Can AI Create New Mathematics? In A Single Second, AlphaEvolve Can Find A Solution That Scientists Have Been Searching For Years.

AlphaEvolve has proven that machines can participate in fundamental science.

Google DeepMind has introduced the AlphaEvolve system, which uses large language models to search for and test new combinatorial structures. These structures advance research in theoretical computer science, particularly in the complexity of approximate computations.

Researchers note that modern language models have already shown strong results in mathematics and programming, but they have hardly participated in the discovery of new theorems. The main problem here is absolute correctness, which is necessary in mathematics. Any statement must be either formally proven or verified by an expert.

In the article ‘Reinforced Generation of Combinatorial Structures: Applications to Complexity Theory,’ the authors describe how AlphaEvolve helps find new structures, which are then automatically verified by a computer. The system works on the principle of evolution: it generates a set of program fragments, selects the most successful ones, and gradually improves them. This approach has led to progress in two areas: the MAX-4-CUT problem and the study of the properties of random graphs.
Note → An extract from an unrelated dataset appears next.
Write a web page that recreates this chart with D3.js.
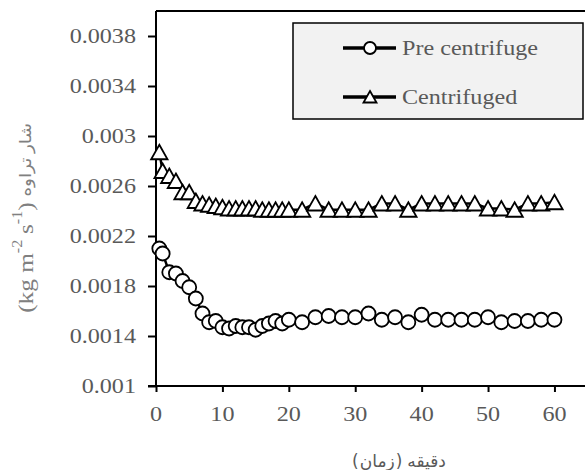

For the MAX-4-CUT problem, it was previously known that it was impossible to solve it with an approximation better than a coefficient of 0.9883. AlphaEvolve found a new so-called ‘gadget’ — a special construction with 19 variables and a complex system of weights. This made it possible to improve the result to 0.987. In the field of approximation theory, such steps are considered a significant achievement, since each new barrier is difficult to overcome.

In addition, the system investigated the average complexity of problems on random graphs, where Ramanujan graphs play a key role. AlphaEvolve was able to find such graphs with hundreds of vertices — significantly more than had been possible before. This helped to refine the boundaries of computational difficulty and bring the lower and upper estimates closer together.

The main feature of the work is that all the structures found were checked for correctness, not only by accelerated methods, but also by the original ‘rough’ algorithm. This guaranteed the reliability of the results.

The authors emphasise that we are not yet talking about AI being able to prove new theorems on its own. But already, such systems are capable of creating elements of proof, which are then ‘raised’ to more general universal results. In the future, the key problem will be verification of correctness, since the amount of computation required for this will grow along with the complexity of the tasks.